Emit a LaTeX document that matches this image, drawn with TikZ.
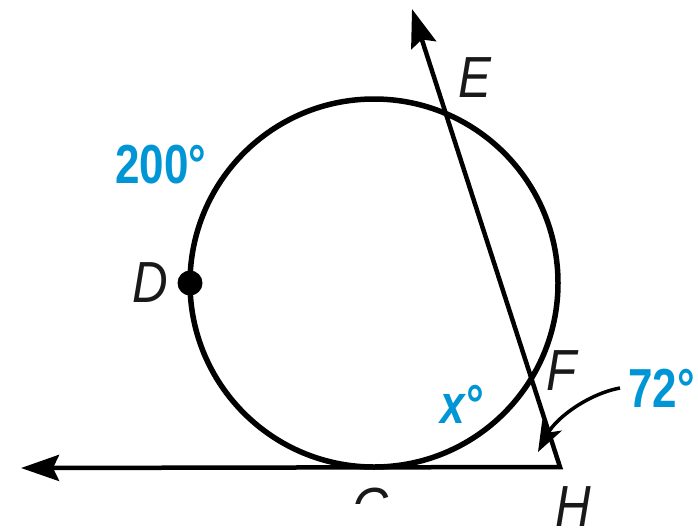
\documentclass[tikz,border=0pt]{standalone}
\usepackage{fontspec}
\setmainfont{Liberation Sans}
\newfontfamily\labfont{Liberation Sans}[FakeStretch=0.85]
\newfontfamily\numfont{Liberation Sans}[FakeStretch=0.8]
\usetikzlibrary{arrows.meta}
\definecolor{angblue}{RGB}{0,150,214}
\tikzset{
  ptlabel/.style={inner sep=0pt, anchor=base, font=\labfont\itshape\fontsize{58}{58}\selectfont, text=black!90},
  anglabel/.style={inner sep=0pt, anchor=base west, font=\numfont\bfseries\fontsize{55}{55}\selectfont, text=angblue},
  mainline/.style={line width=4.5pt, line join=miter, {Stealth[length=38pt,width=26pt,inset=6pt]}-{Stealth[length=38pt,width=26pt,inset=6pt]}},
  ptr/.style={line width=3.5pt, -{Stealth[length=30pt,width=22pt,inset=8pt]}}
}
\begin{document}
\begin{tikzpicture}[x=1pt,y=-1pt]
\useasboundingbox (0,0) rectangle (698,528);
% circle
\node[circle, draw, line width=5.5pt, minimum size=368pt, inner sep=0pt] (O) at (374,283) {};
% point D
\fill (190,283) circle[radius=12.5pt];
\coordinate (Dpt) at (190,283);
% lines
\coordinate (L) at (21,468);
\coordinate (H) at (560,467);
\coordinate (T) at (412,9);
\draw[mainline] (L) -- (H) -- (T);
% labels
\node[ptlabel] (E) at (475,97) {E};
\node[ptlabel] (F) at (562,390) {F};
\node[ptlabel] (Hl) at (573,526) {H};
\node[ptlabel] (D) at (150,302) {D};
\begin{scope}
\clip (0,0) rectangle (698,503);
\node[ptlabel] (G) at (372,528) {G};
\end{scope}
% angle labels
\node[anglabel] (a200) at (115,183) {200°};
\node[anglabel] (ax) at (440,423) {\itshape x°};
\node[anglabel] (a72) at (628,407) {72°};
% pointer
\coordinate (p1) at (620,388);
\coordinate (p2) at (538,452);
\draw[ptr] (p1) .. controls (588,394) and (556,418) .. (p2);
\end{tikzpicture}
\end{document}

_ _ _ _ _ _ _

== Stated problem ==
Copy the material above exactly and drop the pictures.

== Correct result ==
Emit a LaTeX document that matches this image, drawn with TikZ.
\documentclass[tikz,border=0pt]{standalone}
\usepackage{fontspec}
\setmainfont{Liberation Sans}
\newfontfamily\labfont{Liberation Sans}[FakeStretch=0.85]
\newfontfamily\numfont{Liberation Sans}[FakeStretch=0.8]
\usetikzlibrary{arrows.meta}
\definecolor{angblue}{RGB}{0,150,214}
\tikzset{
  ptlabel/.style={inner sep=0pt, anchor=base, font=\labfont\itshape\fontsize{58}{58}\selectfont, text=black!90},
  anglabel/.style={inner sep=0pt, anchor=base west, font=\numfont\bfseries\fontsize{55}{55}\selectfont, text=angblue},
  mainline/.style={line width=4.5pt, line join=miter, {Stealth[length=38pt,width=26pt,inset=6pt]}-{Stealth[length=38pt,width=26pt,inset=6pt]}},
  ptr/.style={line width=3.5pt, -{Stealth[length=30pt,width=22pt,inset=8pt]}}
}
\begin{document}
\begin{tikzpicture}[x=1pt,y=-1pt]
\useasboundingbox (0,0) rectangle (698,528);
% circle
\node[circle, draw, line width=5.5pt, minimum size=368pt, inner sep=0pt] (O) at (374,283) {};
% point D
\fill (190,283) circle[radius=12.5pt];
\coordinate (Dpt) at (190,283);
% lines
\coordinate (L) at (21,468);
\coordinate (H) at (560,467);
\coordinate (T) at (412,9);
\draw[mainline] (L) -- (H) -- (T);
% labels
\node[ptlabel] (E) at (475,97) {E};
\node[ptlabel] (F) at (562,390) {F};
\node[ptlabel] (Hl) at (573,526) {H};
\node[ptlabel] (D) at (150,302) {D};
\begin{scope}
\clip (0,0) rectangle (698,503);
\node[ptlabel] (G) at (372,528) {G};
\end{scope}
% angle labels
\node[anglabel] (a200) at (115,183) {200°};
\node[anglabel] (ax) at (440,423) {\itshape x°};
\node[anglabel] (a72) at (628,407) {72°};
% pointer
\coordinate (p1) at (620,388);
\coordinate (p2) at (538,452);
\draw[ptr] (p1) .. controls (588,394) and (556,418) .. (p2);
\end{tikzpicture}
\end{document}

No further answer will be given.